В. Пачежерцев, художественный руководитель Дома культуры
— Елисей Сафонович, если вам трудно в библиотеку ходить, так мы вам домой книжечку принесем, почитайте.
И список, сопливцы, суют. Ну как русоголовым откажешь.
И хитро же библиотекарша за всеобщий охват книгой берется. И то сказать. В Солобоево-то у нас дворов шестьсот, а книг больше трех тысяч набирается. И жалко ей, если какая не прочитанной на полке пылиться будет. А может, и другая причина есть. Не знаю. Только в библиотеке нам вечеровать приятно. Спокойно как-то и про все события в курсе, которые в стране и за рубежом происходят. Мужики, бывает, до закрытия о международном положении спорят. А как же, нынче при всеобщей грамотности им нетрудно и в международных делах разобраться. Не то что мы, за букварь садились, когда уже своя ребятня за штаны цеплялась. А другие и вовсе бородами столы в избе-читальне подметали.

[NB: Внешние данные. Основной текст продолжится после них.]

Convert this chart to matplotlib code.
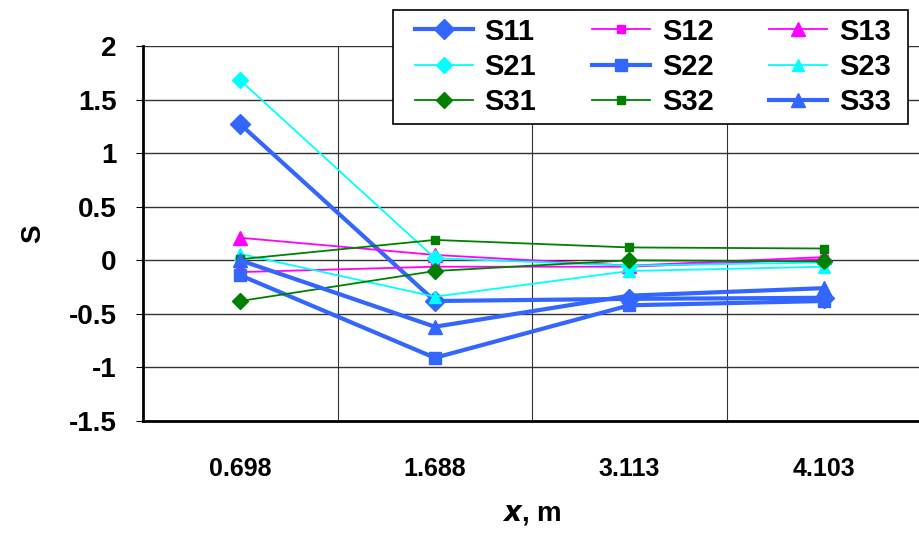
import matplotlib.pyplot as plt
from matplotlib import font_manager
from matplotlib.patches import Rectangle

plt.rcParams['font.family'] = ['Liberation Sans', 'DejaVu Sans']
plt.rcParams['font.weight'] = 'bold'

names = {f.name for f in font_manager.fontManager.ttflist}
narrow = 'Liberation Sans Narrow' if 'Liberation Sans Narrow' in names else 'Liberation Sans'

# data
x_labels = ['0.698', '1.688', '3.113', '4.103']
s11 = [1.27, -0.38, -0.36, -0.35]
s12 = [-0.11, -0.06, -0.06, 0.01]
s13 = [0.21, 0.05, -0.05, 0.03]
s21 = [1.68, 0.02, -0.05, -0.02]
s22 = [-0.14, -0.91, -0.42, -0.38]
s23 = [0.06, -0.34, -0.10, -0.06]
s31 = [-0.38, -0.10, 0.0, -0.01]
s32 = [0.01, 0.19, 0.12, 0.11]
s33 = [0.0, -0.62, -0.33, -0.26]

blue = '#3366FF'
mag = '#FF00FF'
cyan = '#00FFFF'
green = '#008000'

fig = plt.figure(figsize=(9.2, 5.33), dpi=100)
ax = fig.add_axes([0.1554, 0.2101, 0.846, 0.7036])

xs = range(len(x_labels))
lines = {}
lines['S11'] = ax.plot(xs, s11, color=blue, lw=3, marker='D', ms=10, label='S11')[0]
lines['S12'] = ax.plot(xs, s12, color=mag, lw=1.3, marker='s', ms=6, label='S12')[0]
lines['S13'] = ax.plot(xs, s13, color=mag, lw=1.3, marker='^', ms=10, label='S13')[0]
lines['S21'] = ax.plot(xs, s21, color=cyan, lw=1.3, marker='D', ms=8, label='S21')[0]
lines['S22'] = ax.plot(xs, s22, color=blue, lw=3, marker='s', ms=9, label='S22')[0]
lines['S23'] = ax.plot(xs, s23, color=cyan, lw=1.3, marker='^', ms=8, label='S23')[0]
lines['S31'] = ax.plot(xs, s31, color=green, lw=1.3, marker='D', ms=8, label='S31')[0]
lines['S32'] = ax.plot(xs, s32, color=green, lw=1.3, marker='s', ms=6, label='S32')[0]
lines['S33'] = ax.plot(xs, s33, color=blue, lw=3, marker='^', ms=10, label='S33')[0]

ax.set_xlim(-0.5, 3.5)
ax.set_ylim(-1.5, 2)
ax.set_yticks([-1.5, -1, -0.5, 0, 0.5, 1, 1.5, 2])
ax.set_yticklabels(['-1.5', '-1', '-0.5', '0', '0.5', '1', '1.5', '2'], fontsize=20, fontweight='bold')
ax.set_xticks(list(xs))
ax.set_xticklabels(x_labels, fontsize=18, fontweight='bold', family=narrow)
ax.set_xticks([0.5, 1.5, 2.5], minor=True)
ax.tick_params(axis='x', which='major', length=0, pad=26)
ax.tick_params(axis='x', which='minor', length=0)
ax.tick_params(axis='y', length=5, direction='out', pad=14)
ax.grid(True, axis='y', color='#333333', lw=1)
ax.grid(True, axis='x', which='minor', color='#333333', lw=0.8)
ax.set_axisbelow(True)
for side in ['top', 'right']:
    ax.spines[side].set_visible(False)
ax.spines['left'].set_linewidth(2)
ax.spines['bottom'].set_linewidth(2)

ax.set_ylabel('S', fontsize=20, fontweight='bold', labelpad=16)
ax.set_xlabel(r'$\boldsymbol{x}$, m', fontsize=20, fontweight='bold', family=narrow, labelpad=14)

# legend frame drawn separately so the padding can differ between sides
fig.patches.append(Rectangle((0.4272, 0.7674), 0.5598, 0.2139, transform=fig.transFigure,
                             facecolor='white', edgecolor='black', lw=1.2, zorder=4))
order = ['S11', 'S21', 'S31', 'S12', 'S22', 'S32', 'S13', 'S23', 'S33']
leg = fig.legend([lines[k] for k in order], order, ncol=3, loc='center',
                 bbox_to_anchor=(0.7095, 0.8743), frameon=False,
                 prop={'size': 21, 'weight': 'bold'},
                 handlelength=2.0, handletextpad=0.4, columnspacing=1.9,
                 labelspacing=0.25, borderpad=0, borderaxespad=0)
leg.set_zorder(5)

fig.savefig('out.png', dpi=100)
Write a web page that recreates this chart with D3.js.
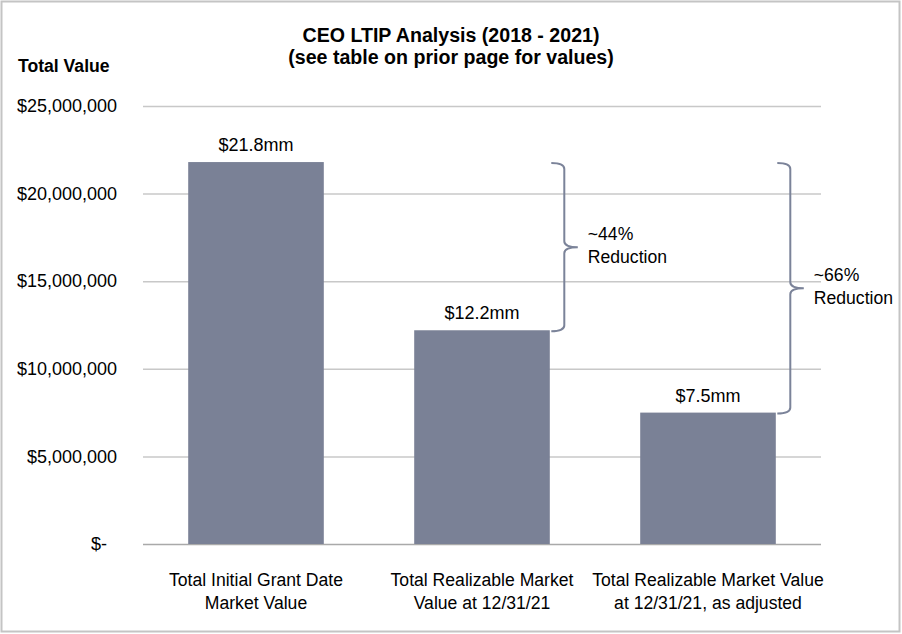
<!DOCTYPE html>
<html>
<head>
<meta charset="utf-8">
<script src="https://cdn.jsdelivr.net/npm/d3@7"></script>
<style>
    body { margin: 0; background: #fff; }
    svg text { font-family: "Liberation Sans", Arial, Helvetica, sans-serif; fill: #000; }
</style>
</head>
<body>
<div id="chart"></div>
<script>
const categories = [
    ["Total Initial Grant Date", "Market Value"],
    ["Total Realizable Market", "Value at 12/31/21"],
    ["Total Realizable Market Value", "at 12/31/21, as adjusted"]
];
const values = [21.8e6, 12.2e6, 7.5e6];
const valueLabels = ["$21.8mm", "$12.2mm", "$7.5mm"];
const tickValues = [0, 5e6, 10e6, 15e6, 20e6, 25e6];
const titleLines = ["CEO LTIP Analysis (2018 - 2021)", "(see table on prior page for values)"];
const braces = [
    {from: 0, to: 1, lines: ["~44%", "Reduction"]},
    {from: 0, to: 2, lines: ["~66%", "Reduction"]}
];

document.addEventListener('DOMContentLoaded', function() {
    drawChart();
});

function drawChart() {
    const width = 902, height = 634;
    const plot = {left: 143, right: 821, top: 106, bottom: 544};
    const barColor = "#7a8196";

    const svg = d3.select("#chart").append("svg")
        .attr("width", width)
        .attr("height", height);

    svg.append("rect")
        .attr("x", 1.5).attr("y", 1.5)
        .attr("width", width - 4).attr("height", height - 4)
        .attr("fill", "#fff")
        .attr("stroke", "#c4c4c4")
        .attr("stroke-width", 2);

    const x = d3.scaleBand()
        .domain(d3.range(categories.length))
        .range([plot.left, plot.right])
        .paddingInner(0.4)
        .paddingOuter(0.2);

    const y = d3.scaleLinear()
        .domain([0, 25e6])
        .range([plot.bottom, plot.top]);

    // title
    svg.append("text")
        .attr("x", width / 2)
        .attr("text-anchor", "middle")
        .style("font-size", "19.6px")
        .style("font-weight", "bold")
        .selectAll("tspan")
        .data(titleLines)
        .enter().append("tspan")
        .attr("x", width / 2)
        .attr("y", (d, i) => 42 + i * 22)
        .text(d => d);

    svg.append("text")
        .attr("x", 18).attr("y", 72)
        .style("font-size", "17.6px")
        .style("font-weight", "bold")
        .text("Total Value");

    // y axis + grid
    const yAxis = svg.append("g")
        .attr("transform", `translate(${plot.left},0)`)
        .call(d3.axisLeft(y)
            .tickValues(tickValues)
            .tickSizeInner(-(plot.right - plot.left))
            .tickSizeOuter(0)
            .tickPadding(26)
            .tickFormat(d => d === 0 ? "$-" : "$" + d3.format(",")(d)));

    yAxis.select(".domain").remove();
    yAxis.selectAll(".tick line")
        .attr("stroke", d => d === 0 ? "#a9a9a9" : "#c8c8c8")
        .attr("stroke-width", 1.5);
    yAxis.selectAll(".tick text")
        .style("font-size", "18px")
        .attr("fill", "#000")
        .filter(d => d === 0)
        .attr("x", -36);

    // bars
    svg.selectAll(".bar")
        .data(values)
        .enter().append("rect")
        .attr("class", "bar")
        .attr("x", (d, i) => x(i))
        .attr("width", x.bandwidth())
        .attr("y", d => y(d))
        .attr("height", d => y(0) - y(d))
        .attr("fill", barColor);

    svg.selectAll(".value-label")
        .data(values)
        .enter().append("text")
        .attr("class", "value-label")
        .attr("x", (d, i) => x(i) + x.bandwidth() / 2)
        .attr("y", d => y(d) - 11)
        .attr("text-anchor", "middle")
        .style("font-size", "18px")
        .text((d, i) => valueLabels[i]);

    // category labels
    const cat = svg.selectAll(".cat-label")
        .data(categories)
        .enter().append("text")
        .attr("class", "cat-label")
        .attr("text-anchor", "middle")
        .style("font-size", "17.6px");

    cat.selectAll("tspan")
        .data((d, i) => d.map(t => ({t, i})))
        .enter().append("tspan")
        .attr("x", d => x(d.i) + x.bandwidth() / 2)
        .attr("y", (d, j) => 585.5 + j * 23.5)
        .text(d => d.t);

    // braces
    braces.forEach(b => {
        const top = y(values[b.from]) + 1;
        const bottom = y(values[b.to]) + 1;
        const mid = (top + bottom) / 2;
        const right = x(b.to) + x.bandwidth();
        const x0 = right + 1.5, xv = right + 14.5, xt = right + 28;
        const r = 6;

        const p = d3.path();
        p.moveTo(x0, top);
        p.quadraticCurveTo(xv, top, xv, top + r);
        p.lineTo(xv, mid - r);
        p.quadraticCurveTo(xv, mid, xt, mid);
        p.quadraticCurveTo(xv, mid, xv, mid + r);
        p.lineTo(xv, bottom - r);
        p.quadraticCurveTo(xv, bottom, x0, bottom);

        svg.append("path")
            .attr("d", p.toString())
            .attr("fill", "none")
            .attr("stroke", "#7b8399")
            .attr("stroke-width", 2);

        svg.append("text")
            .style("font-size", "17.6px")
            .selectAll("tspan")
            .data(b.lines)
            .enter().append("tspan")
            .attr("x", xt + 10)
            .attr("y", (d, i) => mid - 7 + i * 23)
            .text(d => d);
    });
}
</script>
</body>
</html>
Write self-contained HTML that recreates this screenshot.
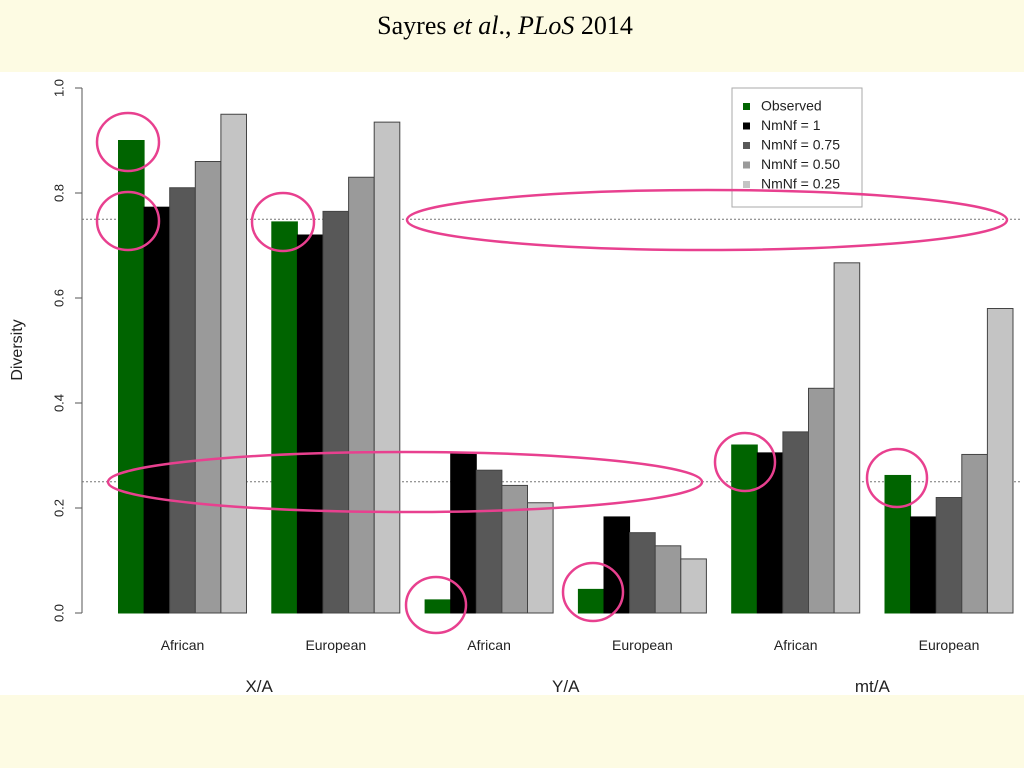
<!DOCTYPE html>
<html><head><meta charset="utf-8"><style>
html,body{margin:0;padding:0;width:1024px;height:768px;overflow:hidden;background:#fff}
svg{display:block}
text{font-family:"Liberation Sans",Arial,sans-serif;fill:#222}
</style></head><body>
<svg id="chart" width="1024" height="768" xmlns="http://www.w3.org/2000/svg">
<rect x="0" y="0" width="1024" height="72" fill="#fdfbe3"/>
<rect x="0" y="695" width="1024" height="73" fill="#fdfbe3"/>
<text x="505" y="34" text-anchor="middle" style="font-family:'Liberation Serif',serif;font-size:26px;fill:#000">Sayres <tspan font-style="italic">et al</tspan>., <tspan font-style="italic">PLoS</tspan> 2014</text>
<g id="axes"></g>
<g id="bars"></g>
<g id="annot"></g>
</svg>
<script>
const categories = ["African","European","African","European","African","European"];
const groups = ["X/A","Y/A","mt/A"];
const seriesNames = ["Observed","NmNf = 1","NmNf = 0.75","NmNf = 0.50","NmNf = 0.25"];
const observed = [0.90,0.745,0.025,0.045,0.32,0.262];
const nm1 = [0.773,0.72,0.305,0.183,0.305,0.183];
const nm075 = [0.81,0.765,0.272,0.153,0.345,0.22];
const nm050 = [0.86,0.83,0.243,0.128,0.428,0.302];
const nm025 = [0.95,0.935,0.21,0.103,0.667,0.58];
const yTicks = ["0.0","0.2","0.4","0.6","0.8","1.0"];
const refLines = [0.75,0.25];

const NS="http://www.w3.org/2000/svg";
const y0=613, y1=88;
function yScale(v){return y0-(y0-y1)*v;}
const bw=25.6, x0=118.5, gstep=153.3;
function xScale(cat,s){return x0+cat*gstep+s*bw;}
function mk(tag,attrs,parent){const e=document.createElementNS(NS,tag);for(const k in attrs)e.setAttribute(k,attrs[k]);parent.appendChild(e);return e;}
const axes=document.getElementById('axes'), bars=document.getElementById('bars'), annot=document.getElementById('annot');

// y axis
let ax=mk('line',{x1:82,x2:82,y1:yScale(0),y2:yScale(1),stroke:'#555','stroke-width':1},axes);


yTicks.forEach(t=>{
  const v=parseFloat(t), y=yScale(v);
  const tk=mk('line',{x1:75,x2:82,y1:y,y2:y,stroke:'#555'},axes);
  
  
  const tl=mk('text',{x:60,y:y,'text-anchor':'middle',transform:`rotate(-90 60 ${y})`,'font-size':13,'dominant-baseline':'middle'},axes);
  tl.textContent=t;
  
  
});
const yt=mk('text',{x:18,y:350,'text-anchor':'middle',transform:'rotate(-90 18 350)','font-size':16,'dominant-baseline':'middle'},axes);
yt.textContent='Diversity';



// ref lines
refLines.forEach(v=>{
  const l=mk('line',{x1:82,x2:1020,y1:yScale(v),y2:yScale(v),stroke:'#777','stroke-dasharray':'2,2','stroke-width':1},axes);
  
  
});

// bars
const series=[observed,nm1,nm075,nm050,nm025];
const fills=['#006400','#000000','#585858','#9a9a9a','#c4c4c4'];
series.forEach((arr,s)=>{
  arr.forEach((v,c)=>{
    const r=mk('rect',{x:xScale(c,s),y:yScale(v),width:bw,height:yScale(0)-yScale(v),fill:fills[s],stroke:(s<2?fills[s]:'#444'),'stroke-width':1},bars);
    
    
  });
});
// category labels
categories.forEach((c,i)=>{
  const t=mk('text',{x:xScale(i,2.5),y:650,'text-anchor':'middle','font-size':14},axes);
  t.textContent=c;
  
  
});
groups.forEach((g,i)=>{
  const t=mk('text',{x:(xScale(2*i,2.5)+xScale(2*i+1,2.5))/2,y:692,'text-anchor':'middle','font-size':17},axes);
  t.textContent=g;
  
  
});

// legend
const lg=mk('g',{},axes);


mk('rect',{x:732,y:88,width:130,height:119,fill:'#fff',stroke:'#aaa'},lg);
seriesNames.forEach((n,i)=>{
  const y=107+i*19.5;
  const sq=mk('rect',{x:743,y:y-4,width:7,height:7,fill:fills[i]},lg);
  
  
  const t=mk('text',{x:761,y:y,'font-size':14,'dominant-baseline':'middle'},lg);
  t.textContent=n;
  
  
});

// pink annotations
const circles=[[128,142,31,29],[128,221,31,29],[283,222,31,29],[436,605,30,28],[593,592,30,29],[745,462,30,29],[897,478,30,29],[707,220,300,30],[405,482,297,30]];
circles.forEach(c=>{
  const e=mk('ellipse',{cx:c[0],cy:c[1],rx:c[2],ry:c[3],fill:'none',stroke:'#e8408f','stroke-width':2.5},annot);
  
  
});
</script>
</body></html>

Ну, кто помоложе, тем танцы подавай. А лучше всего — концерт. Виталий-то, дипломированным приехав, рьяно за дело взялся. А как же? В другом селе, может, приезжему и грешки простят, если и с ленцой работать будет, промолчат: все-таки, мол, с музыкальным образованием человек, не каждому полю сошка. А в своем-то стесняться не станут: ты, что, скажут, варнак, колхозные деньги зря получаешь, отца с матерью позоришь? Только такие слова Виталию не подходят. Говорил уже, как ему травинки напевали, березки песенки тихо на ушко пели. В музыке он.
И щедро ему эту радость песенную другим подарить. И оркестр организовал, и хор. Народ-то у нас голосистый, попеть любит. Взять того же Игната Сапронова. Ему дай только до сцены дорваться — и…
А у комбайнера Владимира Вешенцева и жена, и сестры — все певуньи. Эх, как выйдут наши на сцену, нарядные да румяные, веселые да счастливые. И Виталий Пачежерцев выходит хором руководить. И вот не поверите, видно, как волной счастье в его глазах плещется. Что дома он, что в родном селе остался, и сбылась его мечта — музыка.
И как взовьется песня под высокий потолок:
Россия, Россий,
Родные вольные края.
Россия, Россия,
Россия, Родина моя…

И чего погоду гневить, аж слеза прошибает. До чего радостно за себя, за детей, за внуков, за всех…

*
*
*
Невелика речка Юзя, но и ее капелька-стреминка в океане есть. Один из тысяч колхоз «Победа». Но в нем, как в капле, можно увидеть новую жизнь колхозной деревни.